The school contracted with multiple SEO firms trying to push down results that highlighted the school’s failure to address student concerns and the actions of its police officers during the November 18, 2011 protest, according to The Sacramento Bee. This, despite the fact that the university’s own investigation into the incident found that “Lieutenant Pike’s use of force in pepper spraying seated protesters was objectively unreasonable,” and that “the evidence does not provide an objective, factual basis for Lt. Pike’s purported belief that he was trapped, that any of his officers were trapped, or that the safety of their arrestees was at issue.”
The University contracted with reputation-management firms as part of “an aggressive and comprehensive online campaign to eliminate the negative search results for UC Davis and the Chancellor.”
This new report comes as Katehi is again under fire, this time for accepting questionable corporate board positions. She recently took (and then quit) a board position with DeVry, a for-profit company under federal investigation for possibly making fraudulent claims about job placement rates and expected earnings. She also served on the board of John Wiley & Sons, a textbook manufacturer who paid her $420,000 a year. The DeVry position was paid, which has led California legislators to ask why Katehi, who already earns a $424,300/year salary from UC Davis, has enough time to moonlight on multiple other corporate boards for equally large incomes.
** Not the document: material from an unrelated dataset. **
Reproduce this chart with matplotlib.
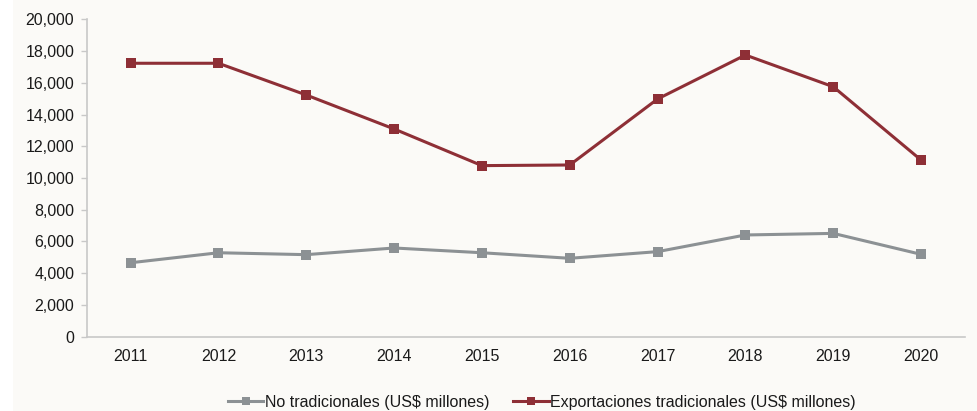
import matplotlib
matplotlib.use("Agg")
import matplotlib.pyplot as plt
from matplotlib.patches import Rectangle
from matplotlib.ticker import FuncFormatter, MultipleLocator

years = ["2011", "2012", "2013", "2014", "2015", "2016", "2017", "2018", "2019", "2020"]
no_tradicionales = [4660, 5290, 5170, 5590, 5290, 4940, 5360, 6410, 6510, 5190]
tradicionales = [17230, 17230, 15230, 13090, 10780, 10820, 14980, 17750, 15750, 11130]
label_nt = "No tradicionales (US$ millones)"
label_t = "Exportaciones tradicionales (US$ millones)"

plt.rcParams['font.family'] = ['Liberation Sans', 'DejaVu Sans']

W, H = 977, 411
fig = plt.figure(figsize=(W / 100, H / 100), dpi=100)
fig.patch.set_facecolor('white')
bg = '#FBFAF7'
fig.patches.append(Rectangle((13 / W, 0), 1 - 13 / W, 1, transform=fig.transFigure,
                             facecolor=bg, edgecolor='none', zorder=-10))

left, right = 86.7 / W, 965 / W
bottom, top = 1 - 336.7 / H, 1 - 19.3 / H
ax = fig.add_axes([left, bottom, right - left, top - bottom])
ax.set_facecolor(bg)

x = list(range(len(years)))
grey = '#8C9194'
red = '#8E2F36'
ax.plot(x, no_tradicionales, color=grey, lw=2.2, marker='s', ms=6.5,
        markeredgewidth=0, label=label_nt, zorder=3)
ax.plot(x, tradicionales, color=red, lw=2.2, marker='s', ms=6.5,
        markeredgewidth=0, label=label_t, zorder=3)

ax.set_xlim(-0.5, len(years) - 0.5)
ax.set_ylim(0, 20000)
ax.set_xticks(x)
ax.set_xticklabels(years)
ax.yaxis.set_major_locator(MultipleLocator(2000))
ax.yaxis.set_major_formatter(FuncFormatter(lambda v, p: f"{int(v):,}"))

for s in ['top', 'right']:
    ax.spines[s].set_visible(False)
for s in ['left', 'bottom']:
    ax.spines[s].set_color('#C8C8C8')
    ax.spines[s].set_linewidth(1.2)

ax.tick_params(axis='y', length=4, width=1, color='#C8C8C8', labelsize=11.5,
               labelcolor='#1a1a1a', pad=5)
ax.tick_params(axis='x', length=0, labelsize=11.5, labelcolor='#1a1a1a', pad=9)

leg = fig.legend(loc='center', bbox_to_anchor=(542 / W, 1 - 402 / H), ncol=2,
                 frameon=False, fontsize=11.5, handlelength=2.2, handletextpad=0.1,
                 columnspacing=1.5, markerscale=0.85)
for t in leg.get_texts():
    t.set_color('#1a1a1a')

fig.savefig('out.png', dpi=100, facecolor=fig.get_facecolor())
One suspects UC Davis is about to get a lesson in the Streisand Effect — and as calls for Katehi to resign have mounted, there were few more potent ways to ensure that the events of 2011 would be refreshed in everyone’s mind than to try to pay a reputation firm to make the university’s behavior go away. A spokesperson for the university, Dana Topousis, claimed that the payments were only made in the service of portraying the university “fairly.” That’s corporate-speak for “We don’t like the way our own actions have made us look,” and “We’d really like this to go away.”
Sometimes that works. In the Internet age, it mostly doesn’t.